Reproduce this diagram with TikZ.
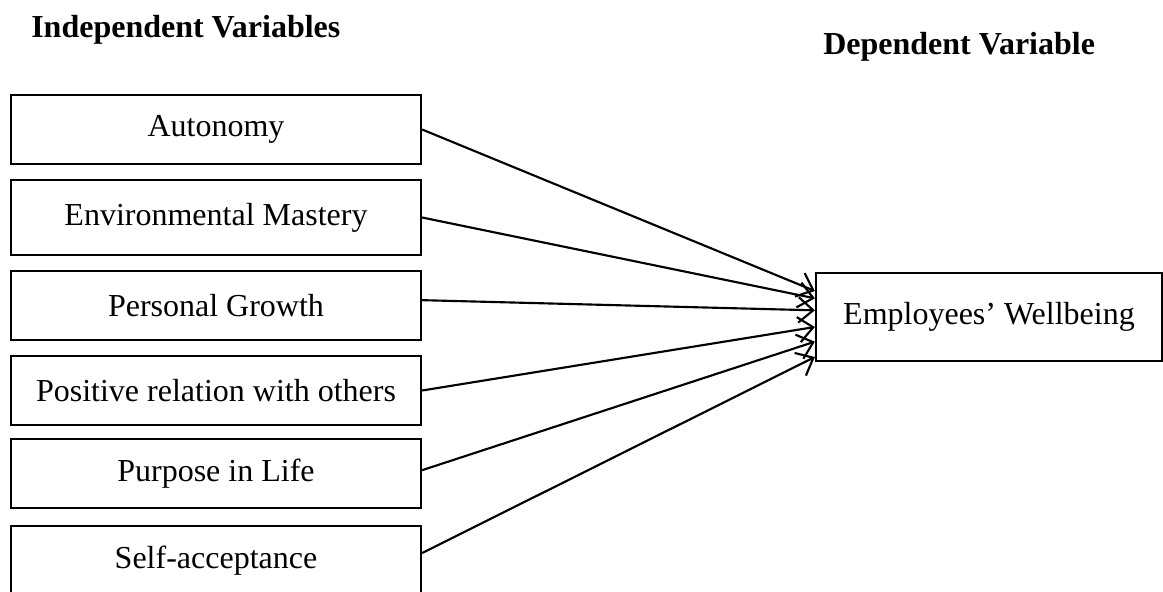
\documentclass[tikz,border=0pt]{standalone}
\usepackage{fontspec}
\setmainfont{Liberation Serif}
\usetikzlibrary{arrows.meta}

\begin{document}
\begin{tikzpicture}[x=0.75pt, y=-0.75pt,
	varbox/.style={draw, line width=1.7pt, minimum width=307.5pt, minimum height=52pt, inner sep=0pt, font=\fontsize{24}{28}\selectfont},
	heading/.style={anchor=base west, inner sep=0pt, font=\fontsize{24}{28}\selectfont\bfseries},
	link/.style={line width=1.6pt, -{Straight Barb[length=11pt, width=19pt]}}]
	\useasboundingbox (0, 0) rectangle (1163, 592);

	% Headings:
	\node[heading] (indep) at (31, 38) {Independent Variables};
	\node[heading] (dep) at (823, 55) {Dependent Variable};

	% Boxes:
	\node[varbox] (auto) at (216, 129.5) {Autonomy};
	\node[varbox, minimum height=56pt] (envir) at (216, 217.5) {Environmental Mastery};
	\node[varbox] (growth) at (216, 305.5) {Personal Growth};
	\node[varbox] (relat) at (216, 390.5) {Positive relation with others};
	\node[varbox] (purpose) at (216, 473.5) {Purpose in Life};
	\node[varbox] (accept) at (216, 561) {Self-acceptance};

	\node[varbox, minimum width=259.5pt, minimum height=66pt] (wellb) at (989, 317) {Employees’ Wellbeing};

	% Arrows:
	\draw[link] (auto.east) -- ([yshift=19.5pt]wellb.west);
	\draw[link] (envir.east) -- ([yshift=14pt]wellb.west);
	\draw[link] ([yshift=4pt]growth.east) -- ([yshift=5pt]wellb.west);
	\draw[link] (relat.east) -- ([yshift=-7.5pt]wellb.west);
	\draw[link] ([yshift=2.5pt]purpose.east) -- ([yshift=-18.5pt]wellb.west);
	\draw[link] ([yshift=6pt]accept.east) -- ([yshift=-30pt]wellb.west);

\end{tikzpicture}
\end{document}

Exercise prompt
Repeat the lines exactly as they stand, from the opening line of the data through the line with "at (823, 55)". Pictures stay out of the copy.

Final result
Reproduce this diagram with TikZ.
\documentclass[tikz,border=0pt]{standalone}
\usepackage{fontspec}
\setmainfont{Liberation Serif}
\usetikzlibrary{arrows.meta}

\begin{document}
\begin{tikzpicture}[x=0.75pt, y=-0.75pt,
	varbox/.style={draw, line width=1.7pt, minimum width=307.5pt, minimum height=52pt, inner sep=0pt, font=\fontsize{24}{28}\selectfont},
	heading/.style={anchor=base west, inner sep=0pt, font=\fontsize{24}{28}\selectfont\bfseries},
	link/.style={line width=1.6pt, -{Straight Barb[length=11pt, width=19pt]}}]
	\useasboundingbox (0, 0) rectangle (1163, 592);

	% Headings:
	\node[heading] (indep) at (31, 38) {Independent Variables};
	\node[heading] (dep) at (823, 55) {Dependent Variable};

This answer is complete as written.